Benjamin Law to present two-part documentary on the Chinese-Australian relationship for ABC

Journalist Benjamin Law will present a two-part documentary, Waltzing the Dragon, for ABC from July 30.

Waltzing the Dragon will examine the Chinese-Australian relationship, including the history between the two countries and the current environment.

The announcement:

Journalist, author and broadcaster Benjamin Law presents the two-part documentary Waltzing the Dragon with Benjamin Law, starting on ABC and ABC iview on Tuesdays at 8:30pm from 30 July. The series takes a fresh eye to the “sweet and sour” of the China-Australia relationship, digging deep into the overlapping histories of the two countries, unpacking the present and looking to the future of Australia’s waltz with the dragon.

Benjamin, a Queensland born and bred, self-described “ABC” (Australian born Chinese) who speaks “yum-cha Cantonese” investigates his own Chinese-Australian heritage and asks how his family’s journey fits in with those of the other 1.2 million Chinese Australians – a question that is not just relevant to him, but to all Australians as the nation’s ties with China continue to deepen.

Over two episodes, Benjamin first goes road-tripping with his wonderfully hilarious mother Jenny, and then his ambitious entrepreneur father Danny. They embark on a fascinating journey to trace the Chinese-Australian history, from long before the days of the gold rush, to Bob Hawke’s post-Tiananmen Square Massacre immigration intake, to Crazy Rich Asians. As Benjamin gains more of an understanding of how the two countries are entangled and China’s increasing sway over Australia’s fortune, so too will the viewer through his insightful and often witty narration.

So many Australians think of the Chinese in Australia as a side-note to Australian history,” Law says. “That included me, before working on Waltzing the Dragon. To fully understand how the Chinese engineered Australia’s first global trade – centuries before the First Fleet – and that we’ve been here well before the Gold Rush, was revelatory to me.”

“Australia’s economic past, present and future has always been married to China’s, and we can’t begin to understand how to grapple with Australia’s future with China unless we understand our past. On a personal level, to travel with my parents across Australia and China to trace our roots was equal parts emotional and hilarious. As much as it’s a homecoming for me and my family, this show will resonate with Australians who have at least one parent born overseas.”

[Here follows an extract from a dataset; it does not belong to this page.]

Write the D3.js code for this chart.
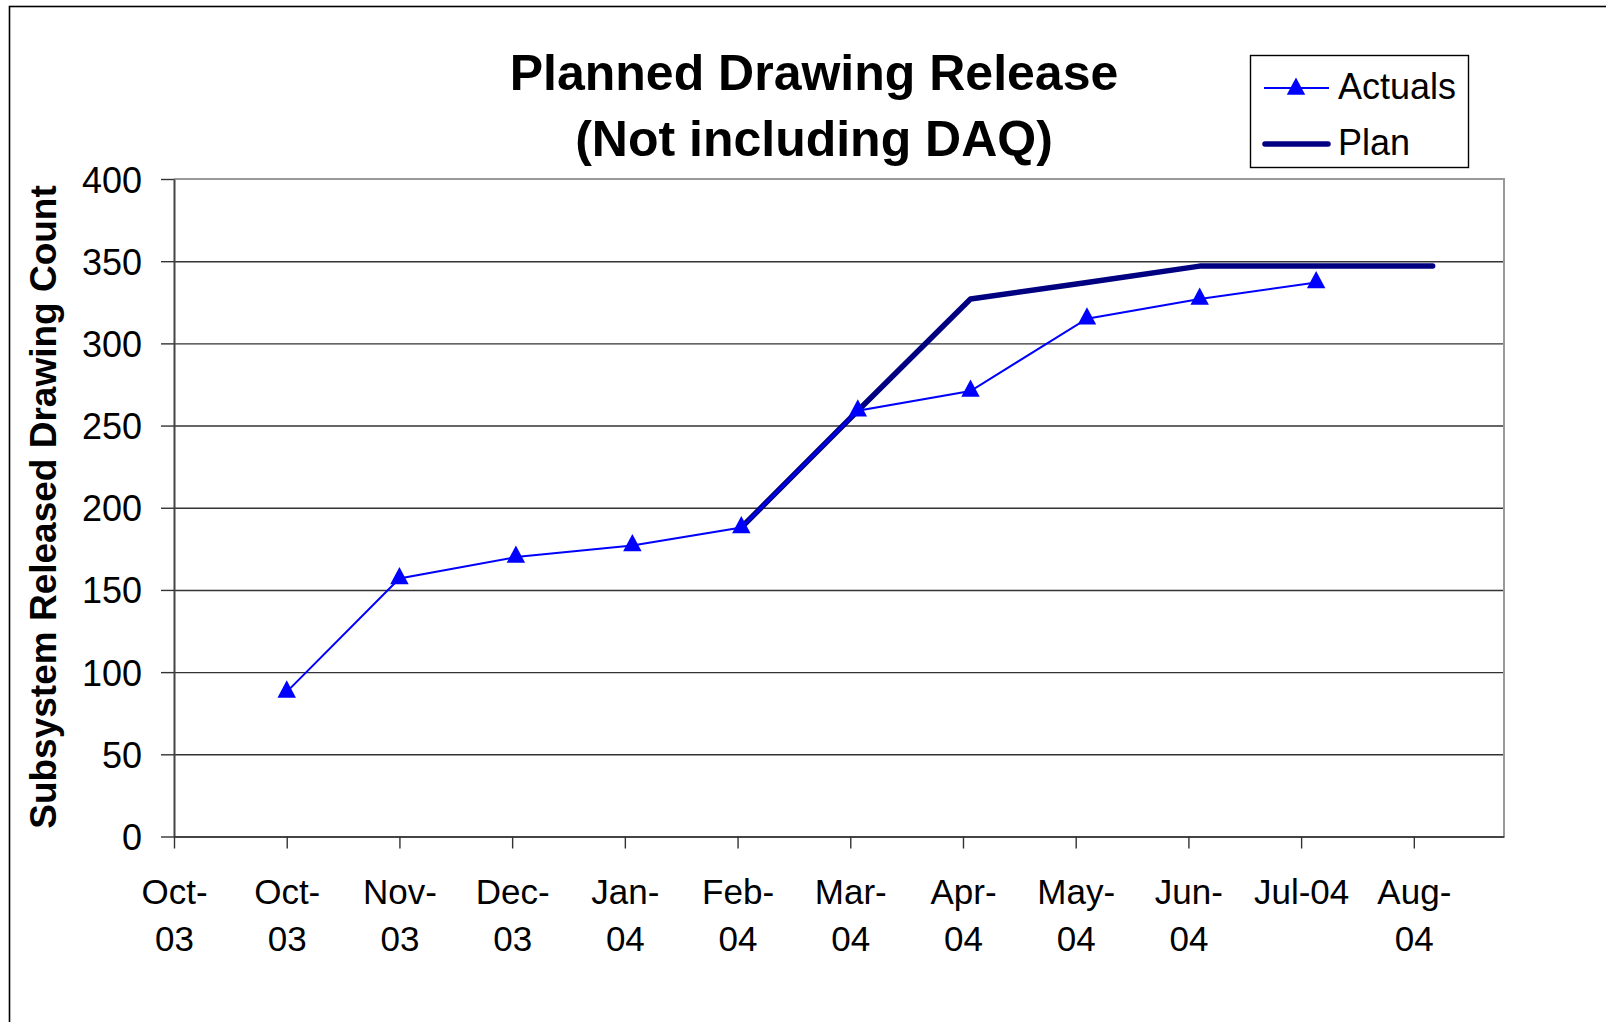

In episode one, ‘Homecoming’, Benjamin and mum Jenny look for the ties of blood that bind China and Australia today and that have kept its people at odds in the past. They travel from Caloundra to Canton in search of her mysterious family roots. Above their former Chinese restaurant, they recall a tough, but iconic Australian family life which, for Benjamin, was shattered by Pauline Hanson’s election in 1996. In rural Queensland they bust myths surrounding colonial Australia, discovering Chinese shearers and farmers who transformed the state, as well as Chinese miners who beat discriminatory laws to marry and start proud Australian dynasties. During their time in China, Jenny and Benjamin discover their ‘Australian-ness’ and uncover their place in a vast family lineage previously unknown to them.

In episode two, ‘Fortune’, we meet Benjamin’s workaholic Dad. Entrepreneur Danny, who is part of a more than 300-year-old tradition of Chinese seeking their fortunes in Australia, recalls his early business and property development days in Queensland during the post-White Australia Policy Whitlam era. Father and son explore their connections to the tradition of Chinese market gardeners in Australia, the banana trade and the economic forces that shaped Australia’s antipathy to Chinese people for most of the 20th Century.

Benjamin travels to Arnhem land to learn more about the pre-colonial Australian-Chinese trading between Indigenous Australians of the North Coast and Indonesian and Chinese merchants, and heads to the NSW town of Young, a place now keen to attract Chinese tourists, but that until recently commemorated its history of Anglo Celtic rioting against Chinese miners in the gold rush era.

Finally, Danny and Benjamin travel to booming southern China where Danny is closing a deal that Benjamin knows little about. It’s in the village of Danny’s birth that Benjamin sees his father in a new light and finds a nexus between China’s and his own family’s pursuit of wealth, the call of duty and love.